You might have noticed things are looking grim these days. Fresh off a terrifying election cycle that feels like a fever dream (or the most craven Ryan Murphy series), America in 2025 is downright disorienting. Wildfires ravaged Los Angeles. Democracy is on the chopping block. Taylor Swift got booed at the Super Bowl in a way that seemed sinister, as if it was a warning about the dark, dystopian days to come. And yet, here’s Lady Gaga releasing a song anchored not by words, but noises and vibes. “Abracadabra,” she sings on the thunderous chorus, followed by her signature mumbles: “amor-ooh-na-na,” “morta-ooh-ga-ga,” “abra-ooh-na-na.”

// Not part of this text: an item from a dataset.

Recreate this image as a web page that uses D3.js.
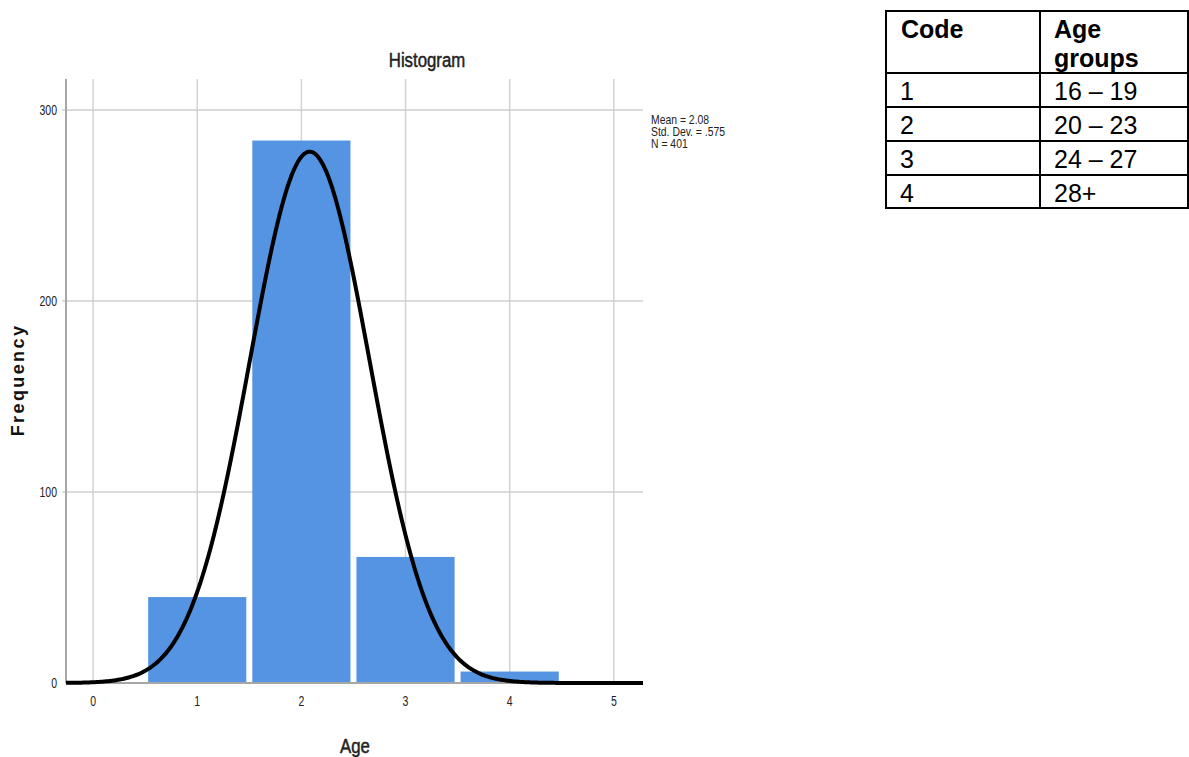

“Abracadabra” feels like a return to form for Gaga, even if some say it’s a retread of previous iterations of her artistry. So what if it is? The song is her buzziest solo release in years, recently topping the Spotify Global 50 chart and debuting in the top 30 on Billboard’s Hot 100 (even without a full week of data tracking). The song hits. Hard. Of course it does: Gaga’s core songs have never been just dance-floor confections—even when they’re packaged that way.

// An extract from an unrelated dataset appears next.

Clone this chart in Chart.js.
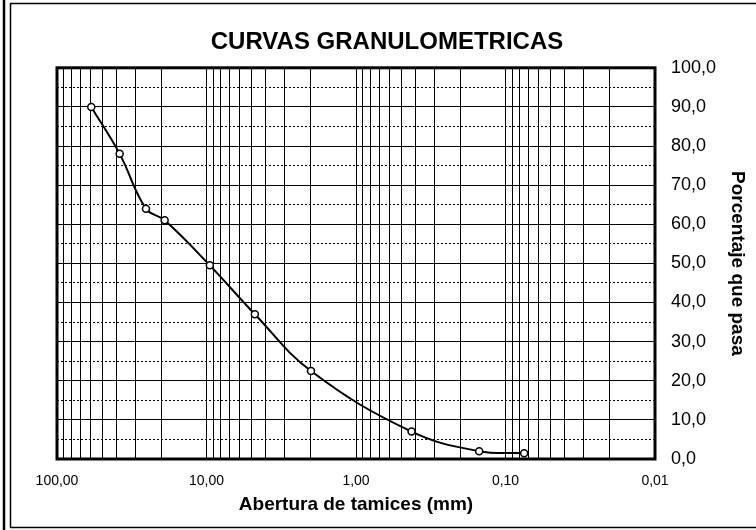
<!DOCTYPE html>
<html>
<head>
<meta charset="utf-8">
<script src="https://cdn.jsdelivr.net/npm/chart.js@4/dist/chart.umd.min.js"></script>
<style>
  body { margin: 0; background: #fff; }
</style>
</head>
<body>
<canvas id="myChart" width="756" height="530"></canvas>
<script>
// sieve openings (mm) and percent passing
const sieveSizes = [59, 38.1, 25.4, 19.05, 9.5, 4.75, 2.0, 0.425, 0.15, 0.075];
const percentPassing = [90, 78, 64, 61, 49.5, 37, 22.5, 7, 2, 1.5];

// log grid: every 1..9 step inside each decade
const gridDecades = [0.01, 0.1, 1, 10];
const gridSteps = [1, 2, 3, 4, 5, 6, 7, 8, 9];
const xMin = 0.01;
const xMax = 100;
const yMin = 0;
const yMax = 100;
const yStep = 5;

const gridValues = [];
gridDecades.forEach(d => gridSteps.forEach(s => gridValues.push(+(d * s).toPrecision(6))));
gridValues.push(xMax);

const isDecade = (v) => Math.abs(Math.log10(v) - Math.round(Math.log10(v))) < 1e-9;
const comma = (v, dp) => v.toFixed(dp).replace('.', ',');

const frame = {
  id: 'frame',
  beforeDraw(chart) {
    const { ctx, width, height } = chart;
    ctx.save();
    ctx.fillStyle = '#fff';
    ctx.fillRect(0, 0, width, height);
    ctx.strokeStyle = '#000';
    ctx.lineWidth = 2.5;
    ctx.beginPath();
    ctx.moveTo(4, 0); ctx.lineTo(4, height);
    ctx.stroke();
    ctx.lineWidth = 1.5;
    ctx.beginPath();
    ctx.moveTo(10.5, 3); ctx.lineTo(10.5, height - 2);
    ctx.moveTo(10, 3.5); ctx.lineTo(width, 3.5);
    ctx.moveTo(10, height - 2.5); ctx.lineTo(width, height - 2.5);
    ctx.stroke();
    ctx.restore();
  },
  afterDatasetsDraw(chart) {
    const { ctx, chartArea: { left, top, right, bottom } } = chart;
    ctx.save();
    ctx.strokeStyle = '#000';
    ctx.lineWidth = 3;
    ctx.strokeRect(left, top, right - left, bottom - top);
    ctx.restore();
  }
};

const ctx = document.getElementById('myChart').getContext('2d');

const config = {
  type: 'line',
  data: {
    datasets: [{
      data: sieveSizes.map((s, i) => ({ x: s, y: percentPassing[i] })),
      xAxisID: 'x',
      yAxisID: 'y',
      borderColor: '#000',
      borderWidth: 2,
      tension: 0.4,
      pointRadius: 3.5,
      pointBackgroundColor: '#fff',
      pointBorderColor: '#000',
      pointBorderWidth: 1.5,
      clip: false,
    }]
  },
  options: {
    responsive: false,
    animation: false,
    layout: {
      padding: { left: 18, right: 0, top: 0, bottom: 0 }
    },
    scales: {
      x: {
        type: 'logarithmic',
        reverse: true,
        min: xMin,
        max: xMax,
        afterBuildTicks(scale) {
          scale.ticks = gridValues.map(v => ({ value: v, major: isDecade(v) }));
        },
        afterFit(scale) {
          scale.height = 71;
        },
        grid: {
          color: '#000',
          lineWidth: 1,
          drawTicks: false,
        },
        border: { display: false },
        ticks: {
          autoSkip: false,
          maxRotation: 0,
          padding: 14,
          color: '#000',
          font: { family: 'Liberation Sans, Arial', size: 14 },
          callback: (value) => isDecade(value) ? comma(value, 2) : ''
        },
        title: {
          display: true,
          text: 'Abertura de tamices (mm)',
          color: '#000',
          font: { family: 'Liberation Sans, Arial', size: 19, weight: 'bold' },
          padding: { top: 0, bottom: 14 }
        }
      },
      yLeft: {
        position: 'left',
        display: true,
        afterFit(scale) {
          scale.width = 39;
        },
        grid: { display: false },
        border: { display: false },
        ticks: { display: false }
      },
      y: {
        position: 'right',
        min: yMin,
        max: yMax,
        afterFit(scale) {
          scale.width = 101;
        },
        grid: {
          color: '#000',
          lineWidth: 1,
          drawTicks: false,
        },
        border: {
          display: false,
          dash: (c) => (c.tick && c.tick.value % 10 !== 0) ? [2, 2] : []
        },
        ticks: {
          stepSize: yStep,
          autoSkip: false,
          padding: 16,
          color: '#000',
          font: { family: 'Liberation Sans, Arial', size: 18 },
          callback: (value) => value % 10 === 0 ? comma(value, 1) : ''
        },
        title: {
          display: true,
          text: 'Porcentaje que pasa',
          color: '#000',
          font: { family: 'Liberation Sans, Arial', size: 19, weight: 'bold' },
          padding: { top: 7, bottom: 0 }
        }
      }
    },
    plugins: {
      legend: { display: false },
      tooltip: { enabled: false },
      title: {
        display: true,
        text: 'CURVAS GRANULOMETRICAS',
        color: '#000',
        font: { family: 'Liberation Sans, Arial', size: 24, weight: 'bold' },
        padding: { top: 28, bottom: 11 }
      }
    }
  },
  plugins: [frame]
};

new Chart(ctx, config);
</script>
</body>
</html>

Gaga recently told Elle magazine that “Abracadabra” is about “facing the challenge of life”: “…when you have to face the world, the people around you, your life, [and] your unique circumstances.”
This is evident in the lyrics, yes, but even more in what’s not as obvious: the 600-watt sledgehammer production, the frantic tempo, and, yes, the senseless chanting in the chorus. “Abracadabra” is powered by pure, animalistic adrenaline, the kind you’ll need to tackle the hardest days of your life. It’s maybe the most germane song Gaga could have released in a world that’s rapidly dissenting into madness, where so many of us feel like our very existence is being threatened.
Lady Gaga has a documented history of delivering near-perfect music as a salve for culture’s toughest times. “Just dance, gonna be okay,” the then-unknown star sang in 2008, which back then felt like both a hedonistic command and a soothing reassurance. Indeed, a lot of us were trying to dance our worries away and for good reason. We were knee-deep in the worst financial crisis since the Great Depression and were looking for temporary escape. Lots of other artists at the time also traded in pure pleasure-seeking. Kesha was “recession pop” royalty, specifically on tracks like “TikTok” and “We R Who We R,” where she boldly declared, “Tonight, we’re going hard” and “DJ, blow my speakers up.” By 2010, the apocalypse loomed as Usher ordered us to “dance like it’s the last night of our lives.” These songs were aggressive, urgent, and, in a way, matched the panicked energy Americans felt when they looked at gas prices.